Gibson served as the team’s safeties coach last year and he may not have to look any further than returning junior safety Karl Joseph to find the unit’s leader heading into this season.
Joseph was an All-Big 12 honorable mention selection last year after finishing fourth on the team with 68 tackles and finishing first in the conference and second in the country with four fumble recoveries.
Gibson was on hand at Gazette sports editor Mitch Vingle’s weekly show at Bobby’s Bar and Grill in Cross Lanes on Thursday and he admitted that having Joseph and several other key cogs from last year’s defense back has made his job much easier thus far.
“That’s an easy transition,” Gibson said. “When I was able to have my hands on that part of it a year ago, I think that helped me walk away from it. I knew what they were about, and then with [cornerbacks coach] Brian [Mitchell], him and I were on the same page a year ago. It’s really good, it has been an easy transition with me going down and working with the [line]backers. I don’t know if you can coordinate from any other spot, it’s hard to do.”
It has proven tough for anyone to coordinate West Virginia’s defense over the past few years as the team continues its transition from the Big East into the offensive-minded Big 12.
Two years ago under coordinator Joe DeForest, the Mountaineers put up arguably the worst defensive campaign in program history, allowing 38.1 points and 473.6 yards per game.
Last year the team showed flashes of significant improvement, with a 16-7 loss at Oklahoma and a 30-21 win over Oklahoma State at home standing out.
But by the end of the season the Mountaineers had still allowed 33.3 points and 455 yards per contest.
Still, while the task may be tall, Gibson said he is satisfied with where the unit is as of right now.
“I like where we’re at after spring,” Gibson said. “We had some question marks going in and I thought we really concentrated and got better in a lot of areas. We had some guys step up and have a great spring — Karl Joseph had a really good spring, [cornerback] Darryl Worley, [senior linebacker] Brandon Golson — then we also had some young guys that stepped into some roles with [sophomore] Darrien Howard at nose guard, [sophomore defensive lineman] Christian Brown back off of an injury had a productive spring, and [junior safety] K.J. Dillon is another guy that stood out.
“Obviously we’re nowhere near game time right now. That’s what this summer is for and fall camp, but everybody is excited. I think our kids are hungry. I think they’re a little bit embarrassed with the season we had a year ago and they’re working.”
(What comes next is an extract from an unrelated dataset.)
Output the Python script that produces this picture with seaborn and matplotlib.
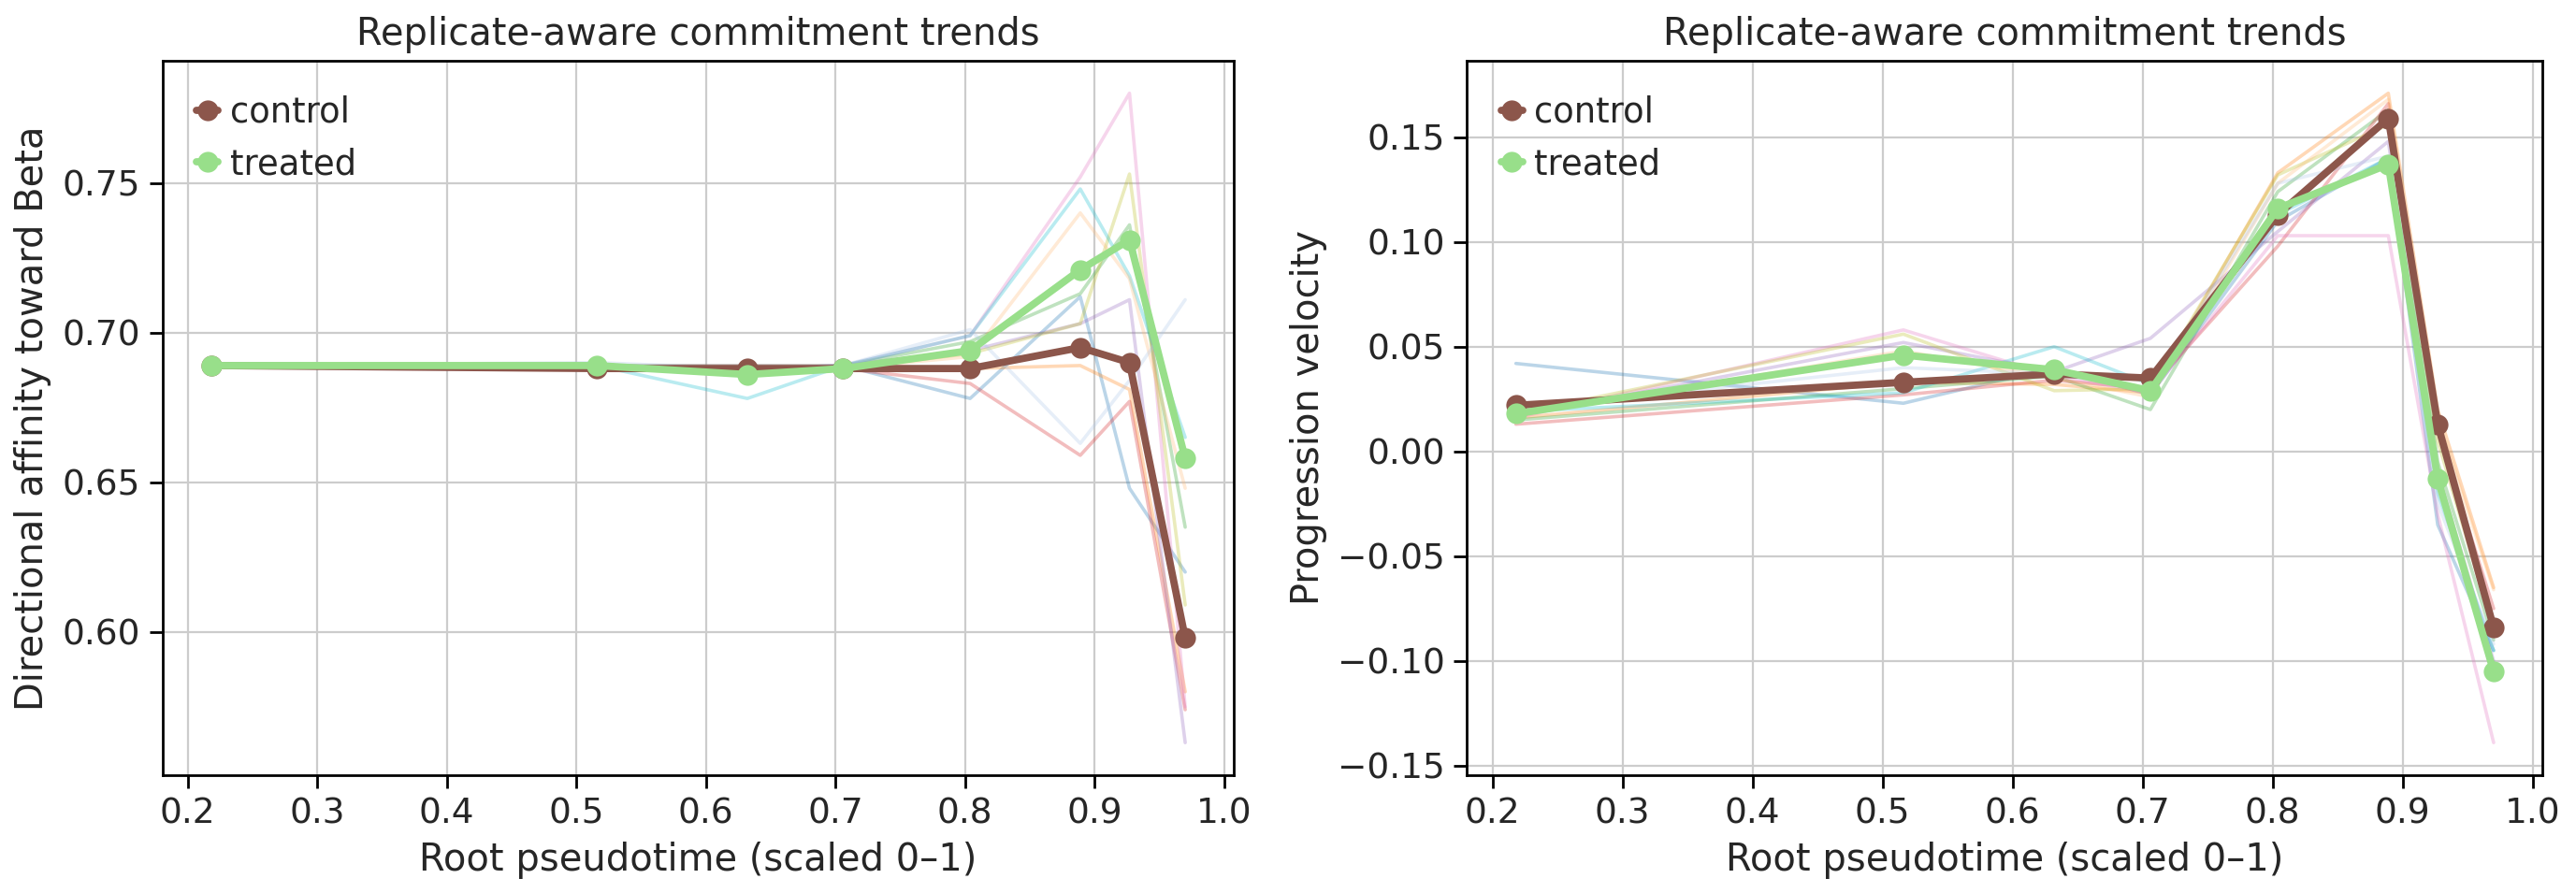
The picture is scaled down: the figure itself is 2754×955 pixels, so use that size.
import numpy as np
import pandas as pd
import matplotlib
matplotlib.use("Agg")
import matplotlib.pyplot as plt
import seaborn as sns

# pseudotime bins (scaled 0-1)
pseudotime = [0.218, 0.516, 0.632, 0.706, 0.804, 0.889, 0.927, 0.970]

# condition means
affinity_control = [0.689, 0.688, 0.688, 0.688, 0.688, 0.695, 0.690, 0.598]
affinity_treated = [0.689, 0.689, 0.686, 0.688, 0.694, 0.721, 0.731, 0.658]
velocity_control = [0.022, 0.033, 0.037, 0.035, 0.113, 0.159, 0.013, -0.084]
velocity_treated = [0.018, 0.046, 0.039, 0.029, 0.116, 0.137, -0.013, -0.105]

# individual replicate traces (faint)
rep_colors = ["#1f77b4", "#ff7f0e", "#2ca02c", "#d62728", "#9467bd",
              "#e377c2", "#bcbd22", "#17becf", "#ffbb78", "#aec7e8"]

affinity_reps = [
    [0.689, 0.689, 0.688, 0.689, 0.678, 0.712, 0.648, 0.620],  # blue
    [0.689, 0.688, 0.688, 0.688, 0.688, 0.689, 0.681, 0.580],  # orange
    [0.689, 0.689, 0.689, 0.689, 0.697, 0.713, 0.736, 0.635],  # green
    [0.689, 0.688, 0.688, 0.688, 0.683, 0.659, 0.677, 0.574],  # red
    [0.689, 0.689, 0.688, 0.689, 0.694, 0.703, 0.711, 0.563],  # purple
    [0.689, 0.689, 0.689, 0.689, 0.699, 0.752, 0.780, 0.575],  # pink
    [0.689, 0.689, 0.688, 0.688, 0.693, 0.703, 0.753, 0.609],  # olive
    [0.689, 0.689, 0.678, 0.689, 0.699, 0.748, 0.719, 0.665],  # cyan
    [0.689, 0.688, 0.688, 0.688, 0.692, 0.740, 0.718, 0.648],  # peach
    [0.689, 0.690, 0.688, 0.689, 0.701, 0.663, 0.684, 0.711],  # light blue
]

velocity_reps = [
    [0.042, 0.023, 0.040, 0.027, 0.110, 0.140, -0.035, -0.095],
    [0.016, 0.033, 0.032, 0.028, 0.133, 0.171, 0.020, -0.065],
    [0.015, 0.030, 0.036, 0.020, 0.124, 0.163, -0.005, -0.090],
    [0.013, 0.027, 0.034, 0.030, 0.098, 0.166, 0.010, -0.075],
    [0.017, 0.052, 0.038, 0.054, 0.105, 0.148, -0.010, -0.100],
    [0.016, 0.058, 0.036, 0.028, 0.103, 0.103, -0.030, -0.139],
    [0.018, 0.056, 0.029, 0.030, 0.132, 0.156, 0.005, -0.085],
    [0.019, 0.028, 0.050, 0.032, 0.113, 0.140, -0.020, -0.095],
    [0.017, 0.048, 0.035, 0.026, 0.128, 0.168, 0.015, -0.066],
    [0.020, 0.040, 0.037, 0.030, 0.128, 0.141, -0.025, -0.092],
]

sns.set_style("whitegrid", rc={"axes.edgecolor": "black",
                               "xtick.bottom": True, "ytick.left": True,
                               "grid.color": "#cccccc"})
plt.rcParams["font.family"] = ["DejaVu Sans"]

fig, axes = plt.subplots(1, 2, figsize=(13.77, 4.775), dpi=200)
axes[0].set_position([0.063, 0.132, 0.416, 0.800])
axes[1].set_position([0.5695, 0.132, 0.4175, 0.800])

panels = [
    (axes[0], affinity_reps, affinity_control, affinity_treated,
     "Directional affinity toward Beta"),
    (axes[1], velocity_reps, velocity_control, velocity_treated,
     "Progression velocity"),
]

for ax, reps, ctrl, trt, ylabel in panels:
    for vals, col in zip(reps, rep_colors):
        sns.lineplot(x=pseudotime, y=vals, ax=ax, color=col, alpha=0.3,
                     linewidth=1.3, legend=False)
    sns.lineplot(x=pseudotime, y=ctrl, ax=ax, color="#8c564b", marker="o",
                 markersize=8, markeredgewidth=0, linewidth=2.8, label="control")
    sns.lineplot(x=pseudotime, y=trt, ax=ax, color="#98df8a", marker="o",
                 markersize=8, markeredgewidth=0, linewidth=2.8, label="treated")
    ax.set_title("Replicate-aware commitment trends", fontsize=14.4)
    ax.set_xlabel("Root pseudotime (scaled 0–1)", fontsize=14.4)
    ax.set_ylabel(ylabel, fontsize=14.4)
    ax.tick_params(labelsize=13.5, length=5, width=1, color="black")
    ax.set_xticks([0.2, 0.3, 0.4, 0.5, 0.6, 0.7, 0.8, 0.9, 1.0])
    for s in ax.spines.values():
        s.set_linewidth(1.0)
    ax.legend(loc="upper left", frameon=False, fontsize=13.3,
              handlelength=0.6, handletextpad=0.35, borderaxespad=0.6)

axes[1].set_yticks([-0.15, -0.10, -0.05, 0.00, 0.05, 0.10, 0.15])

plt.savefig("out.png", dpi=200)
As if it’s not enough to try and prepare for a season-long struggle against Big 12 offenses, Gibson will have no time to get his feet wet with a season-opening date against a national power looming.
Not only is Alabama arguably the most elite program in the country with three national championships over the past five seasons, but the Crimson Tide also presents an entirely different challenge offensively.
While life in the Big 12 usually revolves around running and stopping spread offenses, Alabama is more at home lining up in big sets, running the ball, and sprinkling in some play-action passes.
“They do what they do,” Gibson said. “They’re not going to line up and try to trick you. They’re going to line up, heavy sets, fullbacks and tight ends and try and run it right down our throat. If that doesn’t work they have the ability to spread you out and put [running back T.J.] Yeldon back there and run right behind that offensive line and good luck.
“We just have to make sure that all summer long we’re going to study them, our kids are going to know exactly what they’re going to do, how they’re going to do it, why they’re going to do it and then we’ve got to get out and execute.”
While the Crimson Tide will present quite the formidable challenge, Alabama will be dealing with personnel losses of its own, most notably quarterback A.J. McCarron, who was drafted by the Cincinnati Bengals.
Gibson, for one, likes the idea of trying to tee off on the Tide’s rookie signal caller, whomever that ends up being.
“For about four or five years they’ve been on a roll but if we’re ever going to play them, right now is the time,” Gibson said. “I’d rather open with them than play them in week three or four.”